_OBJECTIVE:_ Write out the material exactly. Do not include the pictures.
- - -
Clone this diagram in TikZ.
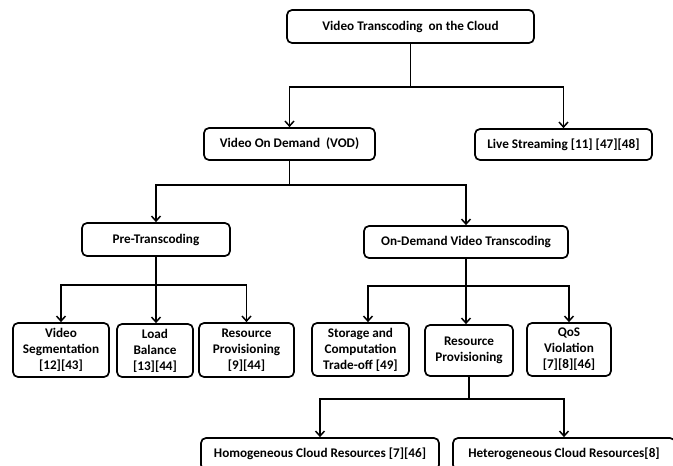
\documentclass[tikz,border=0pt]{standalone}
\usepackage{fontspec}
\setmainfont{Carlito}
\usetikzlibrary{arrows.meta,calc}
\begin{document}
\begin{tikzpicture}[x=1pt,y=-1pt,
  box/.style={draw,line width=1.7pt,rounded corners=5pt,inner sep=0pt,align=center,
    font=\bfseries\fontsize{13.2}{16}\selectfont},
  arr/.style={line width=1.7pt,-{Straight Barb[length=5pt,width=9pt,line width=1.5pt]}},
  ln/.style={line width=1.7pt}]
\useasboundingbox (0,0) rectangle (673,466);
% nodes
\node[box,minimum width=247pt,minimum height=33pt] (top) at (410.5,26.5) {Video Transcoding\ \ on the Cloud};
\node[box,minimum width=171pt,minimum height=32pt] (vod) at (289.5,144) {Video On Demand\ \ (VOD)};
\node[box,minimum width=177pt,minimum height=31pt] (live) at (563.5,144.5) {Live Streaming [11] [47][48]};
\node[box,minimum width=148pt,minimum height=33pt] (pre) at (156,239.5) {Pre-Transcoding};
\node[box,minimum width=204pt,minimum height=32pt] (odt) at (466,242) {On-Demand Video Transcoding};
\node[box,minimum width=96pt,minimum height=54pt] (vs) at (61,350) {Video\\Segmentation\\{}[12][43]};
\node[box,minimum width=76pt,minimum height=53pt] (lb) at (155,350.5) {Load\\Balance\\{}[13][44]};
\node[box,minimum width=95pt,minimum height=54pt] (rpa) at (246.5,350) {Resource\\Provisioning\\{}[9][44]};
\node[box,minimum width=97pt,minimum height=53pt] (st) at (360.5,349.5) {Storage and\\Computation\\Trade-off [49]};
\node[box,minimum width=88pt,minimum height=51pt] (rpb) at (469,350.5) {Resource\\Provisioning};
\node[box,minimum width=84pt,minimum height=53pt] (qos) at (569,349.5) {QoS\\Violation\\{}[7][8][46]};
\node[box,minimum width=238pt,minimum height=32pt] (hom) at (320,454) {Homogeneous Cloud Resources [7][46]};
\node[box,minimum width=222pt,minimum height=32pt] (het) at (564,454) {Heterogeneous Cloud Resources[8]};
% junction levels
\coordinate (h1) at (0,87);
\coordinate (h2) at (0,185);
\coordinate (h3) at (0,285);
\coordinate (h4) at (0,399);
\coordinate (sa) at (368,286);
% connectors
\draw[ln] (top.south) -- (top.south |- h1);
\draw[arr] (top.south |- h1) -| (vod.north);
\draw[arr] (top.south |- h1) -| (live.north);
\draw[ln] (vod.south) -- (vod.south |- h2);
\draw[arr] (vod.south |- h2) -| (pre.north);
\draw[arr] (vod.south |- h2) -| (odt.north);
\draw[ln] (pre.south) -- (pre.south |- h3);
\draw[arr] (pre.south |- h3) -| (vs.north);
\draw[arr] (pre.south |- h3) -- (pre.south |- lb.north);
\draw[arr] (pre.south |- h3) -| (rpa.north);
\draw[ln] (odt.south) -- (odt.south |- sa);
\draw[arr] (odt.south |- sa) -- (sa) -- (sa |- st.north);
\draw[arr] (odt.south |- sa) -- (odt.south |- rpb.north);
\draw[arr] (odt.south |- sa) -| (qos.north);
\draw[ln] (rpb.south) -- (rpb.south |- h4);
\draw[arr] (rpb.south |- h4) -| (hom.north);
\draw[arr] (rpb.south |- h4) -| (het.north);
\end{tikzpicture}
\end{document}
- - -
_SOLVED EXERCISE:_
Clone this diagram in TikZ.
\documentclass[tikz,border=0pt]{standalone}
\usepackage{fontspec}
\setmainfont{Carlito}
\usetikzlibrary{arrows.meta,calc}
\begin{document}
\begin{tikzpicture}[x=1pt,y=-1pt,
  box/.style={draw,line width=1.7pt,rounded corners=5pt,inner sep=0pt,align=center,
    font=\bfseries\fontsize{13.2}{16}\selectfont},
  arr/.style={line width=1.7pt,-{Straight Barb[length=5pt,width=9pt,line width=1.5pt]}},
  ln/.style={line width=1.7pt}]
\useasboundingbox (0,0) rectangle (673,466);
% nodes
\node[box,minimum width=247pt,minimum height=33pt] (top) at (410.5,26.5) {Video Transcoding\ \ on the Cloud};
\node[box,minimum width=171pt,minimum height=32pt] (vod) at (289.5,144) {Video On Demand\ \ (VOD)};
\node[box,minimum width=177pt,minimum height=31pt] (live) at (563.5,144.5) {Live Streaming [11] [47][48]};
\node[box,minimum width=148pt,minimum height=33pt] (pre) at (156,239.5) {Pre-Transcoding};
\node[box,minimum width=204pt,minimum height=32pt] (odt) at (466,242) {On-Demand Video Transcoding};
\node[box,minimum width=96pt,minimum height=54pt] (vs) at (61,350) {Video\\Segmentation\\{}[12][43]};
\node[box,minimum width=76pt,minimum height=53pt] (lb) at (155,350.5) {Load\\Balance\\{}[13][44]};
\node[box,minimum width=95pt,minimum height=54pt] (rpa) at (246.5,350) {Resource\\Provisioning\\{}[9][44]};
\node[box,minimum width=97pt,minimum height=53pt] (st) at (360.5,349.5) {Storage and\\Computation\\Trade-off [49]};
\node[box,minimum width=88pt,minimum height=51pt] (rpb) at (469,350.5) {Resource\\Provisioning};
\node[box,minimum width=84pt,minimum height=53pt] (qos) at (569,349.5) {QoS\\Violation\\{}[7][8][46]};
\node[box,minimum width=238pt,minimum height=32pt] (hom) at (320,454) {Homogeneous Cloud Resources [7][46]};
\node[box,minimum width=222pt,minimum height=32pt] (het) at (564,454) {Heterogeneous Cloud Resources[8]};
% junction levels
\coordinate (h1) at (0,87);
\coordinate (h2) at (0,185);
\coordinate (h3) at (0,285);
\coordinate (h4) at (0,399);
\coordinate (sa) at (368,286);
% connectors
\draw[ln] (top.south) -- (top.south |- h1);
\draw[arr] (top.south |- h1) -| (vod.north);
\draw[arr] (top.south |- h1) -| (live.north);
\draw[ln] (vod.south) -- (vod.south |- h2);
\draw[arr] (vod.south |- h2) -| (pre.north);
\draw[arr] (vod.south |- h2) -| (odt.north);
\draw[ln] (pre.south) -- (pre.south |- h3);
\draw[arr] (pre.south |- h3) -| (vs.north);
\draw[arr] (pre.south |- h3) -- (pre.south |- lb.north);
\draw[arr] (pre.south |- h3) -| (rpa.north);
\draw[ln] (odt.south) -- (odt.south |- sa);
\draw[arr] (odt.south |- sa) -- (sa) -- (sa |- st.north);
\draw[arr] (odt.south |- sa) -- (odt.south |- rpb.north);
\draw[arr] (odt.south |- sa) -| (qos.north);
\draw[ln] (rpb.south) -- (rpb.south |- h4);
\draw[arr] (rpb.south |- h4) -| (hom.north);
\draw[arr] (rpb.south |- h4) -| (het.north);
\end{tikzpicture}
\end{document}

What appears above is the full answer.